**What you need to do**:
Retype the stretch of lines that starts at the line containing "Rebuild this chart" and ends at the line containing "import pandas as pd", inclusive. Do not include pictures.

(Dataset items)
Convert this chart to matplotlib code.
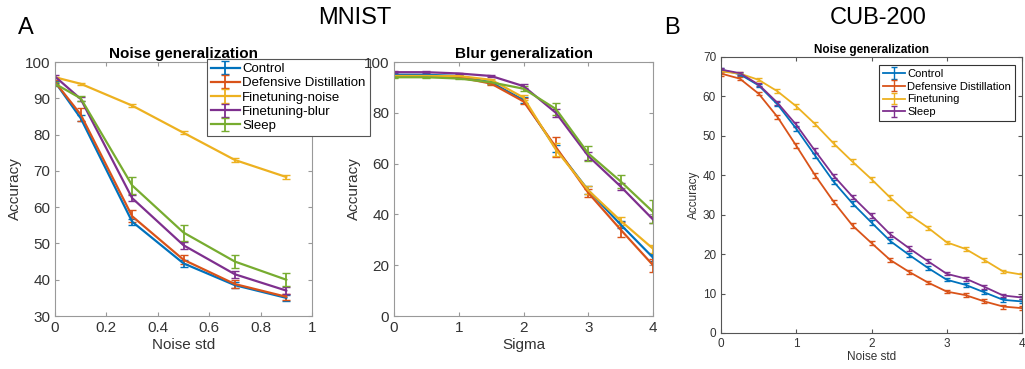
import matplotlib.pyplot as plt

plt.rcParams['font.family'] = ['Liberation Sans', 'DejaVu Sans']

colors = ['#0072BD', '#D95319', '#EDB120', '#7E2F8E', '#77AC30']

# MNIST noise
noise_x = [0, 0.1, 0.3, 0.5, 0.7, 0.9]
noise_labels = ['Control', 'Defensive Distillation', 'Finetuning-noise', 'Finetuning-blur', 'Sleep']
noise_control = [94.5, 84.5, 56.0, 44.5, 38.5, 35.0]
noise_dd = [94.5, 85.5, 57.5, 45.5, 38.8, 35.3]
noise_ftn = [95.8, 94.0, 88.0, 80.5, 73.0, 68.3]
noise_ftb = [96.0, 89.8, 62.5, 49.5, 41.5, 37.0]
noise_sleep = [94.0, 90.0, 66.0, 53.0, 45.0, 40.0]
noise_err_control = [0.4, 0.8, 0.8, 0.9, 0.8, 0.8]
noise_err_dd = [0.5, 1.8, 1.6, 1.3, 1.0, 0.8]
noise_err_ftn = [0.2, 0.3, 0.4, 0.4, 0.5, 0.6]
noise_err_ftb = [0.4, 0.6, 0.8, 0.9, 0.9, 0.9]
noise_err_sleep = [0.5, 0.7, 2.3, 2.2, 1.9, 1.8]

# MNIST blur
blur_x = [0, 0.5, 1, 1.5, 2, 2.5, 3, 3.5, 4]
blur_control = [95.0, 95.0, 94.5, 92.0, 85.0, 66.0, 49.5, 36.0, 23.0]
blur_dd = [94.5, 94.5, 94.0, 91.5, 84.5, 66.5, 48.5, 34.0, 20.0]
blur_ftn = [94.5, 94.5, 94.5, 93.0, 86.0, 65.5, 49.5, 37.5, 26.5]
blur_ftb = [96.0, 96.0, 95.5, 94.5, 90.5, 80.0, 63.0, 51.0, 38.0]
blur_sleep = [94.0, 94.0, 93.5, 92.0, 89.5, 81.5, 64.0, 53.0, 41.0]
blur_err_control = [0.3, 0.3, 0.3, 0.5, 1.2, 1.5, 1.5, 1.5, 1.5]
blur_err_dd = [0.3, 0.3, 0.3, 0.7, 1.2, 4.0, 1.5, 3.0, 2.5]
blur_err_ftn = [0.3, 0.3, 0.3, 0.5, 1.0, 2.5, 1.5, 1.5, 1.5]
blur_err_ftb = [0.3, 0.3, 0.3, 0.5, 0.8, 1.5, 1.5, 1.5, 1.5]
blur_err_sleep = [0.3, 0.3, 0.3, 0.7, 1.0, 2.5, 3.0, 2.5, 4.5]

# CUB-200 noise
cub_x = [0, 0.25, 0.5, 0.75, 1, 1.25, 1.5, 1.75, 2, 2.25, 2.5, 2.75, 3, 3.25, 3.5, 3.75, 4]
cub_labels = ['Control', 'Defensive Distillation', 'Finetuning', 'Sleep']
cub_control = [66.8, 65.6, 62.8, 58.0, 51.8, 45.0, 38.3, 32.8, 28.0, 23.3, 19.8, 16.5, 13.5, 12.2, 10.3, 8.4, 8.0]
cub_dd = [65.8, 64.5, 60.7, 54.8, 47.5, 40.0, 33.2, 27.2, 22.8, 18.5, 15.5, 12.8, 10.5, 9.6, 8.0, 6.7, 6.3]
cub_ft = [66.3, 65.8, 64.2, 61.3, 57.5, 53.0, 48.0, 43.4, 39.0, 34.3, 30.0, 26.7, 23.0, 21.3, 18.5, 15.6, 14.8]
cub_sleep = [66.8, 65.9, 63.0, 58.4, 52.8, 46.2, 39.8, 34.5, 29.8, 25.0, 21.5, 18.2, 15.0, 13.8, 11.7, 9.5, 9.0]
cub_err = [0.5, 0.4, 0.4, 0.5, 0.6, 0.6, 0.6, 0.6, 0.6, 0.6, 0.6, 0.5, 0.4, 0.5, 0.5, 0.5, 0.5]

fig = plt.figure(figsize=(10.25, 3.69), dpi=100)
ax1 = fig.add_axes([0.0537, 0.1436, 0.2507, 0.6883])
ax2 = fig.add_axes([0.3844, 0.1436, 0.2527, 0.6883])
ax3 = fig.add_axes([0.7034, 0.0976, 0.2937, 0.748])


def style(ax, fs, edge):
    for s in ax.spines.values():
        s.set_color(edge)
        s.set_linewidth(0.8)
    ax.tick_params(direction='in', top=True, right=True, labelsize=fs,
                   colors='#333333', length=3, width=0.8)
    ax.tick_params(axis='both', color=edge)


series = [noise_control, noise_dd, noise_ftn, noise_ftb, noise_sleep]
errs = [noise_err_control, noise_err_dd, noise_err_ftn, noise_err_ftb, noise_err_sleep]
for y, e, c, lab in zip(series, errs, colors, noise_labels):
    ax1.errorbar(noise_x, y, yerr=e, color=c, lw=1.6, capsize=3, elinewidth=1.3, label=lab)
ax1.set_xlim(0, 1)
ax1.set_ylim(30, 100)
ax1.set_xticks([0, 0.2, 0.4, 0.6, 0.8, 1])
ax1.set_xticklabels(['0', '0.2', '0.4', '0.6', '0.8', '1'])
ax1.set_yticks(range(30, 101, 10))
ax1.set_xlabel('Noise std', fontsize=11, color='#333333', labelpad=2)
ax1.set_ylabel('Accuracy', fontsize=11, color='#333333', labelpad=2)
ax1.set_title('Noise generalization', fontsize=11, fontweight='bold', pad=3)
style(ax1, 11, '#999999')
leg = ax1.legend(loc='upper left', bbox_to_anchor=(0.59, 1.012), borderaxespad=0,
                 fontsize=9.5, fancybox=False, framealpha=1, edgecolor='#555555',
                 handlelength=2.2, handletextpad=0.2, labelspacing=0.15, borderpad=0.3)
leg.get_frame().set_linewidth(0.8)
leg.set_zorder(10)

series = [blur_control, blur_dd, blur_ftn, blur_ftb, blur_sleep]
errs = [blur_err_control, blur_err_dd, blur_err_ftn, blur_err_ftb, blur_err_sleep]
for y, e, c in zip(series, errs, colors):
    ax2.errorbar(blur_x, y, yerr=e, color=c, lw=1.6, capsize=3, elinewidth=1.3)
ax2.set_xlim(0, 4)
ax2.set_ylim(0, 100)
ax2.set_xticks([0, 1, 2, 3, 4])
ax2.set_yticks(range(0, 101, 20))
ax2.set_xlabel('Sigma', fontsize=11, color='#333333', labelpad=2)
ax2.set_ylabel('Accuracy', fontsize=11, color='#333333', labelpad=2)
ax2.set_title('Blur generalization', fontsize=11, fontweight='bold', pad=3)
style(ax2, 11, '#999999')

series = [cub_control, cub_dd, cub_ft, cub_sleep]
for y, c, lab in zip(series, colors[:4], cub_labels):
    ax3.errorbar(cub_x, y, yerr=cub_err, color=c, lw=1.3, capsize=2, elinewidth=1.0, label=lab)
ax3.set_xlim(0, 4)
ax3.set_ylim(0, 70)
ax3.set_xticks([0, 1, 2, 3, 4])
ax3.set_yticks(range(0, 71, 10))
ax3.set_xlabel('Noise std', fontsize=8.5, color='#333333', labelpad=1)
ax3.set_ylabel('Accuracy', fontsize=8.5, color='#333333', labelpad=2)
ax3.set_title('Noise generalization', fontsize=8.5, fontweight='bold', pad=3)
style(ax3, 8.5, '#555555')
leg3 = ax3.legend(loc='upper right', bbox_to_anchor=(0.977, 0.971), borderaxespad=0,
                  fontsize=8, fancybox=False, framealpha=1, edgecolor='#333333',
                  handlelength=2.0, handletextpad=0.2, labelspacing=0.25, borderpad=0.35)
leg3.get_frame().set_linewidth(0.8)

fig.text(0.346, 0.95, 'MNIST', fontsize=17, ha='center', va='center')
fig.text(0.857, 0.95, 'CUB-200', fontsize=17, ha='center', va='center')
fig.text(0.025, 0.925, 'A', fontsize=17, ha='center', va='center')
fig.text(0.656, 0.925, 'B', fontsize=17, ha='center', va='center')

fig.savefig('out.png', dpi=100)
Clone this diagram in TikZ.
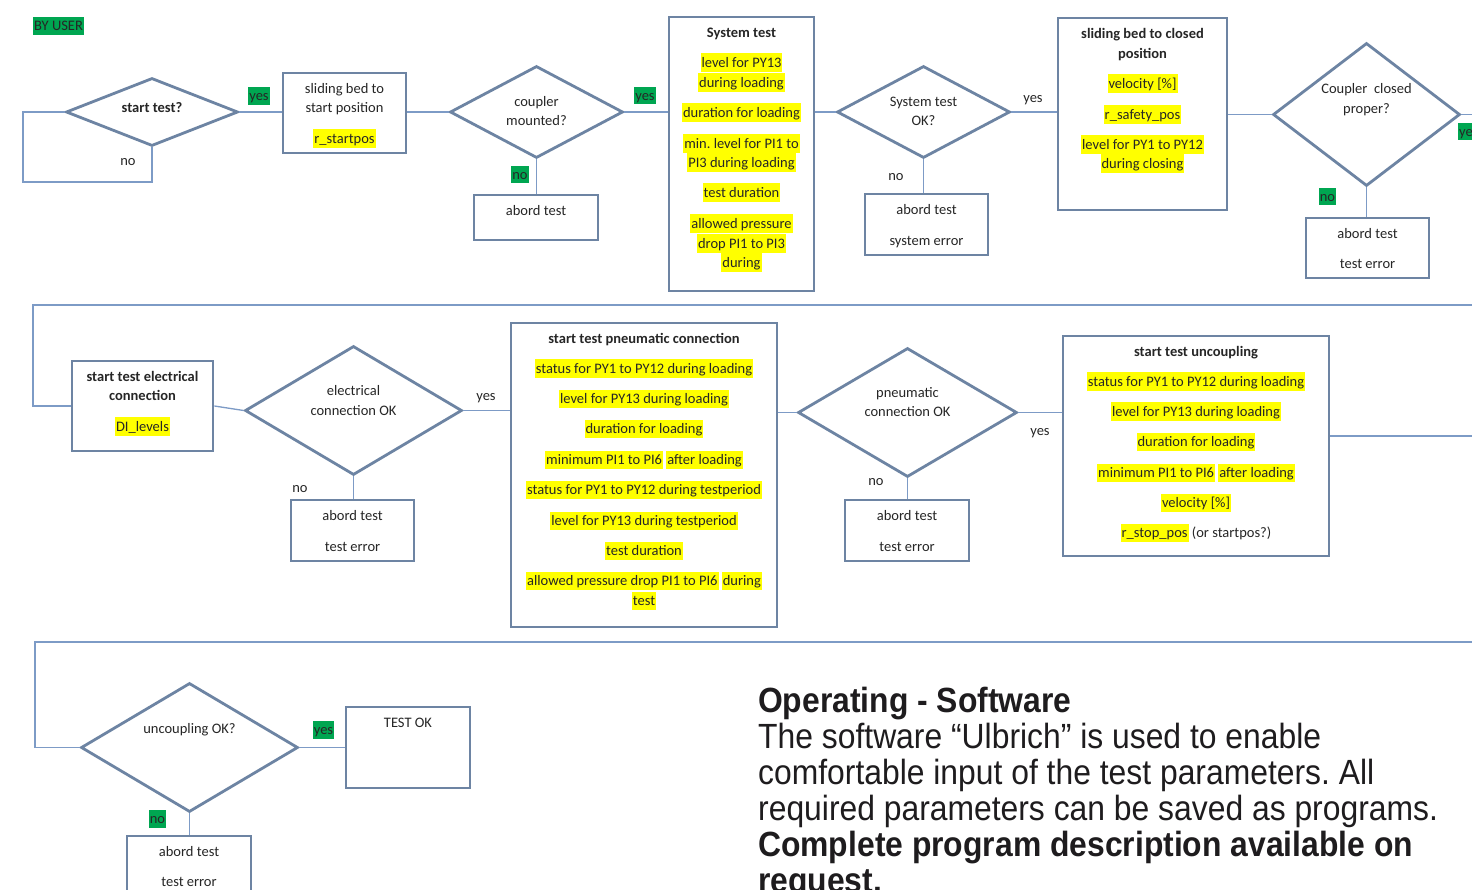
\documentclass[tikz,border=0pt]{standalone}
\usepackage{fontspec}
\setmainfont{Carlito}
\newfontfamily\notefont[FakeStretch=0.91]{Liberation Sans}
\usetikzlibrary{shapes.geometric}
\frenchspacing

\definecolor{shpc}{RGB}{109,132,163}
\definecolor{lnc}{RGB}{125,155,198}
\definecolor{hlgreen}{RGB}{0,166,81}
\definecolor{hlyellow}{RGB}{255,255,0}
\definecolor{txtc}{RGB}{38,38,38}
\definecolor{notec}{RGB}{30,28,30}

% highlighted text runs
\newcommand{\hly}[1]{{\setlength{\fboxsep}{0pt}\colorbox{hlyellow}{\rule[-4.5pt]{0pt}{18.5pt}\kern1pt#1\kern1pt}}}
\newcommand{\hlg}[1]{{\setlength{\fboxsep}{0pt}\colorbox{hlgreen}{\rule[-4pt]{0pt}{17.5pt}\kern1pt#1\kern1pt}}}

\tikzset{
  box/.style={draw=shpc, line width=2.8pt, rectangle, inner sep=0pt},
  dec/.style={draw=shpc, line width=2.8pt, diamond, aspect=1, inner sep=0pt},
  conn/.style={draw=lnc, line width=1.3pt},
  txt/.style={inner sep=0pt, anchor=base, yshift=-1pt, text=txtc, font=\fontsize{14.5}{20}\selectfont},
  btxt/.style={txt, font=\fontsize{14.5}{20}\selectfont\bfseries},
  note/.style={inner sep=0pt, anchor=base west, text=notec, font=\notefont\fontsize{35}{36}\selectfont},
  bnote/.style={note, font=\notefont\fontsize{35}{36}\selectfont\bfseries},
}

\begin{document}
\begin{tikzpicture}[x=1pt, y=-1pt]
\useasboundingbox (0,0) rectangle (1472,890);
\clip (0,0) rectangle (1472,890);
\fill[white] (0,0) rectangle (1472,890);

\node[txt, anchor=base west] (byuser) at (33,30) {\hlg{BY USER}};

% ---------------- first row ----------------
\node[dec, minimum width=172, minimum height=68] (d1) at (152,112) {};
\node[btxt] (d1t) at (152,111.5) {start test?};
\coordinate (loop) at (23,182);
\draw[conn] (d1.west) -| (loop) -| (d1.south);
\node[txt] (d1no) at (128,164.5) {no};

\node[box, minimum width=123, minimum height=80] (sb) at (344.5,113) {};
\node[txt] (sb1) at (344.5,92.5) {sliding bed to};
\node[txt] (sb2) at (344.5,111.5) {start position};
\node[txt] (sb3) at (344.5,142.5) {\hly{r\_startpos}};
\draw[conn] (d1.east) -- (d1.east -| sb.west);
\node[txt] (d1yes) at (259,100) {\hlg{yes}};

\node[dec, minimum width=173, minimum height=92] (d2) at (536.5,112) {};
\node[txt] (d2a) at (536.5,105.5) {coupler};
\node[txt] (d2b) at (536.5,124.5) {mounted?};
\draw[conn] (d2.west -| sb.east) -- (d2.west);

\node[box, minimum width=124, minimum height=45] (ab1) at (536,217.5) {};
\node[txt] (ab1a) at (536,214.5) {abord test};
\draw[conn] (d2.south) -- (d2.south |- ab1.north);
\node[txt] (d2no) at (520,178.5) {\hlg{no}};

\node[box, minimum width=145, minimum height=274] (sys) at (741.5,154) {};
\node[btxt] (sys0) at (741.5,36.5) {System test};
\node[txt] (sys1) at (741.5,66.5) {\hly{level for PY13}};
\node[txt] (sys2) at (741.5,86.5) {\hly{during loading}};
\node[txt] (sys3) at (741.5,116.5) {\hly{duration for loading}};
\node[txt] (sys4) at (741.5,147.5) {\hly{min. level for PI1 to}};
\node[txt] (sys5) at (741.5,166.5) {\hly{PI3 during loading}};
\node[txt] (sys6) at (741.5,196.5) {\hly{test duration}};
\node[txt] (sys7) at (741.5,227.5) {\hly{allowed pressure}};
\node[txt] (sys8) at (741.5,247.5) {\hly{drop PI1 to PI3}};
\node[txt] (sys9) at (741.5,266.5) {\hly{during}};
\draw[conn] (d2.east) -- (d2.east -| sys.west);
\node[txt] (d2yes) at (645,99.5) {\hlg{yes}};

\node[dec, minimum width=173, minimum height=92] (d3) at (923.5,112) {};
\node[txt] (d3a) at (923.5,105.5) {System test};
\node[txt] (d3b) at (923.5,124.5) {OK?};
\draw[conn] (d3.west -| sys.east) -- (d3.west);

\node[box, minimum width=123, minimum height=61] (ab2) at (926.5,224.5) {};
\node[txt] (ab2a) at (926.5,213.5) {abord test};
\node[txt] (ab2b) at (926.5,244.5) {system error};
\draw[conn] (d3.south) -- (d3.south |- ab2.north);
\node[txt] (d3no) at (896,179.5) {no};

\node[box, minimum width=169, minimum height=192] (cl) at (1142.5,114) {};
\node[btxt] (cl0) at (1142.5,37.5) {sliding bed to closed};
\node[btxt] (cl1) at (1142.5,57.5) {position};
\node[txt] (cl2) at (1142.5,87.5) {\hly{velocity [\%]}};
\node[txt] (cl3) at (1142.5,118.5) {\hly{r\_safety\_pos}};
\node[txt] (cl4) at (1142.5,148.5) {\hly{level for PY1 to PY12}};
\node[txt] (cl5) at (1142.5,167.5) {\hly{during closing}};
\draw[conn] (d3.east) -- (d3.east -| cl.west);
\node[txt] (d3yes) at (1033,101.5) {yes};

\node[dec, minimum width=187, minimum height=143] (d4) at (1366.5,114.5) {};
\node[txt] (d4a) at (1366.5,92.5) {Coupler\ \ closed};
\node[txt] (d4b) at (1366.5,112.5) {proper?};
\draw[conn] (cl.east |- d4.west) -- (d4.west);
\coordinate (out1) at (1472,114.5);
\draw[conn] (d4.east) -- (out1);
\node[txt, anchor=base west] (d4yes) at (1458,135.5) {\hlg{yes}};

\node[box, minimum width=123, minimum height=60] (ab3) at (1367.5,248) {};
\node[txt] (ab3a) at (1367.5,237.5) {abord test};
\node[txt] (ab3b) at (1367.5,267.5) {test error};
\draw[conn] (d4.south) -- (d4.south |- ab3.north);
\node[txt] (d4no) at (1327.5,200.5) {\hlg{no}};

% ---------------- second row ----------------
\coordinate (wrapA) at (1472,305);
\coordinate (wrapB) at (33,305);
\node[box, minimum width=141, minimum height=90] (el) at (142.5,406) {};
\draw[conn] (wrapA) -- (wrapB) |- (el.west);
\node[btxt] (el0) at (142.5,380.5) {start test electrical};
\node[btxt] (el1) at (142.5,399.5) {connection};
\node[txt] (el2) at (142.5,430.5) {\hly{DI\_levels}};

\node[dec, minimum width=217, minimum height=129] (d5) at (353.5,410.5) {};
\node[txt] (d5a) at (353.5,394.5) {electrical};
\node[txt] (d5b) at (353.5,414.5) {connection OK};
\draw[conn] (el.east) -- (d5.west);

\node[box, minimum width=123, minimum height=61] (ab4) at (352.5,530.5) {};
\node[txt] (ab4a) at (352.5,519.5) {abord test};
\node[txt] (ab4b) at (352.5,550.5) {test error};
\draw[conn] (d5.south) -- (d5.south |- ab4.north);
\node[txt] (d5no) at (300,491.5) {no};

\node[box, minimum width=266, minimum height=304] (pn) at (644,475) {};
\node[btxt] (pn0) at (644,342.5) {start test pneumatic connection};
\node[txt] (pn1) at (644,372.5) {\hly{status for PY1 to PY12 during loading}};
\node[txt] (pn2) at (644,402.5) {\hly{level for PY13 during loading}};
\node[txt] (pn3) at (644,432.5) {\hly{duration for loading}};
\node[txt] (pn4) at (644,463.5) {\hly{minimum PI1 to PI6} \hly{after loading}};
\node[txt] (pn5) at (644,493.5) {\hly{status for PY1 to PY12 during testperiod}};
\node[txt] (pn6) at (644,524.5) {\hly{level for PY13 during testperiod}};
\node[txt] (pn7) at (644,554.5) {\hly{test duration}};
\node[txt] (pn8) at (644,584.5) {\hly{allowed pressure drop PI1 to PI6} \hly{during}};
\node[txt] (pn9) at (644,604.5) {\hly{test}};
\draw[conn] (d5.east) -- (d5.east -| pn.west);
\node[txt] (d5yes) at (486,399.5) {yes};

\node[dec, minimum width=219, minimum height=129] (d6) at (907.5,412.5) {};
\node[txt] (d6a) at (907.5,396.5) {pneumatic};
\node[txt] (d6b) at (907.5,415.5) {connection OK};
\draw[conn] (d6.west -| pn.east) -- (d6.west);

\node[box, minimum width=124, minimum height=61] (ab5) at (907,530.5) {};
\node[txt] (ab5a) at (907,519.5) {abord test};
\node[txt] (ab5b) at (907,550.5) {test error};
\draw[conn] (d6.south) -- (d6.south |- ab5.north);
\node[txt] (d6no) at (876,484.5) {no};

\node[box, minimum width=266, minimum height=220] (un) at (1196,446) {};
\node[btxt] (un0) at (1196,355.5) {start test uncoupling};
\node[txt] (un1) at (1196,385.5) {\hly{status for PY1 to PY12 during loading}};
\node[txt] (un2) at (1196,415.5) {\hly{level for PY13 during loading}};
\node[txt] (un3) at (1196,445.5) {\hly{duration for loading}};
\node[txt] (un4) at (1196,476.5) {\hly{minimum PI1 to PI6} \hly{after loading}};
\node[txt] (un5) at (1196,506.5) {\hly{velocity [\%]}};
\node[txt] (un6) at (1196,536.5) {\hly{r\_stop\_pos} (or startpos?)};
\draw[conn] (d6.east) -- (d6.east -| un.west);
\node[txt] (d6yes) at (1040,434.5) {yes};
\coordinate (out2) at (1472,436);
\draw[conn] (un.east |- out2) -- (out2);

% ---------------- third row ----------------
\coordinate (wrapC) at (1472,642);
\coordinate (wrapD) at (35,642);
\node[dec, minimum width=217, minimum height=129] (d7) at (189.5,747.5) {};
\node[txt] (d7a) at (189.5,732.5) {uncoupling OK?};
\draw[conn] (wrapC) -- (wrapD) |- (d7.west);

\node[box, minimum width=124, minimum height=81] (ok) at (408,747.5) {};
\node[txt] (ok0) at (408,726.5) {TEST OK};
\draw[conn] (d7.east) -- (d7.east -| ok.west);
\node[txt] (d7yes) at (323.5,733.5) {\hlg{yes}};

\node[box, minimum width=124, minimum height=60] (ab6) at (189,866) {};
\node[txt] (ab6a) at (189,855.5) {abord test};
\node[txt] (ab6b) at (189,885.5) {test error};
\draw[conn] (d7.south) -- (d7.south |- ab6.north);
\node[txt] (d7no) at (157.5,822.5) {\hlg{no}};

% ---------------- software note ----------------
\node[bnote] (n1) at (758,712) {Operating - Software};
\node[note] (n2) at (758,748) {The software “Ulbrich” is used to enable};
\node[note] (n3) at (758,784) {comfortable input of the test parameters. All};
\node[note] (n4) at (758,820) {required parameters can be saved as programs.};
\node[bnote] (n5) at (758,856) {Complete program description available on};
\node[bnote] (n6) at (758,892) {request.};
\end{tikzpicture}
\end{document}
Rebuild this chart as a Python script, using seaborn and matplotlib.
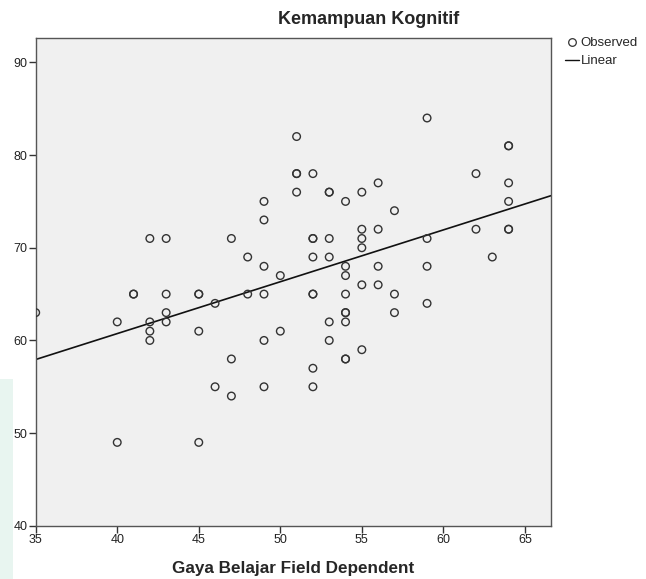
import matplotlib
matplotlib.use("Agg")
import matplotlib.pyplot as plt
from matplotlib.lines import Line2D
from matplotlib.patches import Rectangle
import seaborn as sns
import pandas as pd

# Data
gaya_belajar = [35, 40, 40, 41, 41, 42, 42, 42, 42, 43, 43, 43, 43, 45, 45, 45, 45,
                46, 46, 47, 47, 47, 48, 48, 49, 49, 49, 49, 49, 49, 50, 50,
                51, 51, 51, 51, 52, 52, 52, 52, 52, 52, 52, 52,
                53, 53, 53, 53, 53, 53, 54, 54, 54, 54, 54, 54, 54, 54, 54,
                55, 55, 55, 55, 55, 55, 56, 56, 56, 56, 57, 57, 57,
                59, 59, 59, 59, 62, 62, 63, 64, 64, 64, 64, 64, 64]
kognitif = [63, 62, 49, 65, 65, 71, 62, 61, 60, 71, 65, 63, 62, 65, 65, 61, 49,
            64, 55, 71, 58, 54, 69, 65, 75, 73, 68, 65, 60, 55, 67, 61,
            82, 78, 78, 76, 78, 71, 71, 69, 65, 65, 57, 55,
            76, 76, 71, 69, 62, 60, 75, 68, 67, 65, 63, 63, 62, 58, 58,
            76, 72, 71, 70, 66, 59, 77, 72, 68, 66, 74, 65, 63,
            84, 71, 68, 64, 78, 72, 69, 81, 81, 77, 75, 72, 72]
x_ticks = [35, 40, 45, 50, 55, 60, 65]
y_ticks = [40, 50, 60, 70, 80, 90]

df = pd.DataFrame({"x": gaya_belajar, "y": kognitif})

sns.set_style("white")
plt.rcParams["font.family"] = ["Liberation Sans", "DejaVu Sans"]

fig = plt.figure(figsize=(6.46, 5.79), dpi=100)

# faint watermark tint at the left edge
fig.patches.append(Rectangle((0, 0), 13 / 646, 200 / 579, transform=fig.transFigure,
                             facecolor="#e8f5f0", edgecolor="none", zorder=0))

ax = fig.add_axes([35.7 / 646, 1 - 525.8 / 579, (551 - 35.7) / 646, (525.8 - 38.3) / 579])
ax.set_facecolor("#f0f0f0")
ax.set_xlim(35, 66.6)
ax.set_ylim(40, 92.6)

sns.regplot(data=df, x="x", y="y", ax=ax, scatter=False, ci=None, truncate=False,
            line_kws=dict(color="#111111", lw=1.2))
sns.scatterplot(data=df, x="x", y="y", ax=ax, s=30, facecolor="none",
                edgecolor="#333333", linewidth=1.0, zorder=3)

ax.set_xticks(x_ticks)
ax.set_yticks(y_ticks)
ax.tick_params(axis="both", which="major", direction="out", length=5, width=1,
               color="#333333", labelsize=9, labelcolor="#222222", pad=1,
               left=True, bottom=True)
for sp in ax.spines.values():
    sp.set_color("#555555")
    sp.set_linewidth(1.0)

ax.set_xlabel("Gaya Belajar Field Dependent", fontsize=12.3, fontweight="bold", labelpad=11)
ax.set_ylabel("")
fig.text(369 / 646, 1 - 20 / 579, "Kemampuan Kognitif", ha="center", va="center",
         fontsize=13, fontweight="bold")

handles = [Line2D([], [], marker="o", linestyle="none", markerfacecolor="none",
                  markeredgecolor="#333333", markersize=5.5, markeredgewidth=0.9),
           Line2D([], [], color="#111111", lw=1.0)]
fig.legend(handles, ["Observed", "Linear"], loc="upper left",
           bbox_to_anchor=(565 / 646, 1 - 37 / 579), frameon=False, fontsize=9.5,
           handlelength=1.05, handletextpad=0.12, labelspacing=0.45,
           borderaxespad=0, borderpad=0)

fig.savefig("out.png", dpi=100)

**Task solution**:
Rebuild this chart as a Python script, using seaborn and matplotlib.
import matplotlib
matplotlib.use("Agg")
import matplotlib.pyplot as plt
from matplotlib.lines import Line2D
from matplotlib.patches import Rectangle
import seaborn as sns
import pandas as pd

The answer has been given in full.